### [GOAL]
Extract all lines that hold "document" from the records below.

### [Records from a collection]
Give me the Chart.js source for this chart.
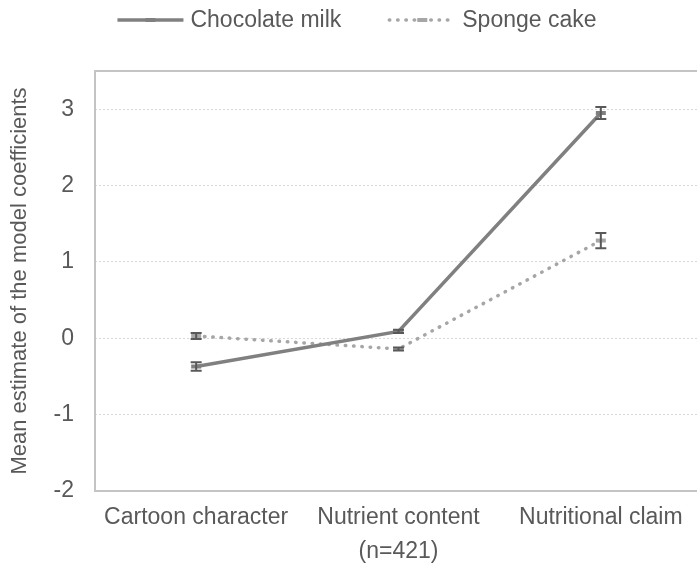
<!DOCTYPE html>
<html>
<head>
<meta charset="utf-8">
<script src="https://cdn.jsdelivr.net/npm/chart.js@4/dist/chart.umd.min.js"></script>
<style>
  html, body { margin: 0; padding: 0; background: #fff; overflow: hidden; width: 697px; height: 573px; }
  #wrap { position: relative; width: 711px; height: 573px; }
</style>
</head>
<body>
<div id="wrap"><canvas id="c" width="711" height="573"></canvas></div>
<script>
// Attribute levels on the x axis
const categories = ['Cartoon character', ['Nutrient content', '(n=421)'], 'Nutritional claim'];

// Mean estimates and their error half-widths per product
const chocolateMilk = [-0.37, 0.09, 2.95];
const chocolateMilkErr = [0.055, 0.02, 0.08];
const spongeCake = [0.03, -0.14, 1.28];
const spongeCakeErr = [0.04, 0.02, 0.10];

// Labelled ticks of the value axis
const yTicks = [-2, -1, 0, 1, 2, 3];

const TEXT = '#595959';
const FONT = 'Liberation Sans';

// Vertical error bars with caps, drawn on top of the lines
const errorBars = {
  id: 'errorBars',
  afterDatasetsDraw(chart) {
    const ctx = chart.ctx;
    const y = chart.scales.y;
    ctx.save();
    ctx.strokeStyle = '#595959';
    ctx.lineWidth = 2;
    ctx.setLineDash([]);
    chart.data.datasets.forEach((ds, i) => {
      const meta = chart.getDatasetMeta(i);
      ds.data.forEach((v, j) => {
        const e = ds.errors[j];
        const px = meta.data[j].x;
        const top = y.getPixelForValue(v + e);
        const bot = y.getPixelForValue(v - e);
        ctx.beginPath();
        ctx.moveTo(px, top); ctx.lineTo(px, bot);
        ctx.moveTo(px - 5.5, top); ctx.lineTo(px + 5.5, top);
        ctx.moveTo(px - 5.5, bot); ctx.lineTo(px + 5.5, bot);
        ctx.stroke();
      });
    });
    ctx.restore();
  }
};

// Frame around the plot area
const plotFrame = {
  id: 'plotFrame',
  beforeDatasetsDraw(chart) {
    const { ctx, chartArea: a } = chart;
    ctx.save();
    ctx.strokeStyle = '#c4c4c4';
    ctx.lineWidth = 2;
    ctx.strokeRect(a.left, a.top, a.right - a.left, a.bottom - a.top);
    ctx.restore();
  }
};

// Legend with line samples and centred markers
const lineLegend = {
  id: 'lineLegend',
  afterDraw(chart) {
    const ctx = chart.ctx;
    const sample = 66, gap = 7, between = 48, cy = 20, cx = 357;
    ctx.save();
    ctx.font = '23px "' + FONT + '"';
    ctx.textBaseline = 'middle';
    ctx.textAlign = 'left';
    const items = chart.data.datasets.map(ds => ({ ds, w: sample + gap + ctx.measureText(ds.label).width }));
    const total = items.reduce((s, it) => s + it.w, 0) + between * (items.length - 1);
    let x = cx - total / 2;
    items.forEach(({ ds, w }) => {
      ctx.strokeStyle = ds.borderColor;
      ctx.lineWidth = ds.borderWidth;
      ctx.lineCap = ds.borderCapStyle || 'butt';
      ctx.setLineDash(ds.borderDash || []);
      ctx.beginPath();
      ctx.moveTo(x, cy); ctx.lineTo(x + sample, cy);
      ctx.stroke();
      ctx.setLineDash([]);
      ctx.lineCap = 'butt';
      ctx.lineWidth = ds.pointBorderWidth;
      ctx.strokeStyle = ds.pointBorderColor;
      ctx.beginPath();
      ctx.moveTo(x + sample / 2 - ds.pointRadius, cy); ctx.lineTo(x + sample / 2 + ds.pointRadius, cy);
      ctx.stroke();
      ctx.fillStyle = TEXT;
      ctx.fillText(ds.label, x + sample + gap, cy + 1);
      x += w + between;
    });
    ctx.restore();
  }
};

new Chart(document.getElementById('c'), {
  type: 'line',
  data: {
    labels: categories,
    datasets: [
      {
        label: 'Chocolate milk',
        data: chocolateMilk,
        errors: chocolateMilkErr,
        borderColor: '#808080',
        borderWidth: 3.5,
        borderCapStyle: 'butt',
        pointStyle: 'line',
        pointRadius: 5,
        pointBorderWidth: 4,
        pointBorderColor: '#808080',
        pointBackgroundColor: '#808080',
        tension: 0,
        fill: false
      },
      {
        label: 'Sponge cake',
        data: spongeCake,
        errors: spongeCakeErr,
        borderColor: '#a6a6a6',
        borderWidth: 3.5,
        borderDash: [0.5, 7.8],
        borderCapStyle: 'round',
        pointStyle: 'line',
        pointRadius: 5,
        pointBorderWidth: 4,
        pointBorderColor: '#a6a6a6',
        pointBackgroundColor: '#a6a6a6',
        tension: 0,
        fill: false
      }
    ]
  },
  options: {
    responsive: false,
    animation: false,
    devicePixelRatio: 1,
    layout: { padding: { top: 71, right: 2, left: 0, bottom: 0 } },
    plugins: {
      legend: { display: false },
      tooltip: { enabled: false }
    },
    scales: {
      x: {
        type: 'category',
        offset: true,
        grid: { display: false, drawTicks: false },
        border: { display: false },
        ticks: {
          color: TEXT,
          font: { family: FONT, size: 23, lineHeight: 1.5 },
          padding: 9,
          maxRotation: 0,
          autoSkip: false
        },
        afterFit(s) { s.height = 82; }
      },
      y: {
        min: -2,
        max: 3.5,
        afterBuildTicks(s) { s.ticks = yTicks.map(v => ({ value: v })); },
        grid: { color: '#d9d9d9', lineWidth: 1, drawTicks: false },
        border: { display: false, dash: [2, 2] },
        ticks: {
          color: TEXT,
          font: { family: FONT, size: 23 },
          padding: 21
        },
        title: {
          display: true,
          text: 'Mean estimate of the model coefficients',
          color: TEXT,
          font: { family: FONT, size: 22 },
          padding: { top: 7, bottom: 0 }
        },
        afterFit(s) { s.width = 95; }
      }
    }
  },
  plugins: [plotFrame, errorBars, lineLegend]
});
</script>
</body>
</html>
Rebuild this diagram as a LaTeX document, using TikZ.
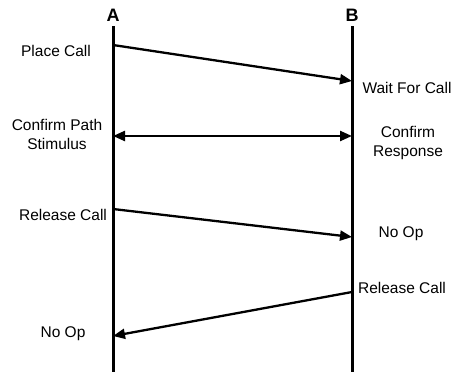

### [FULL RESPONSE]
new Chart(document.getElementById('c'), {
Rebuild this diagram as a LaTeX document, using TikZ.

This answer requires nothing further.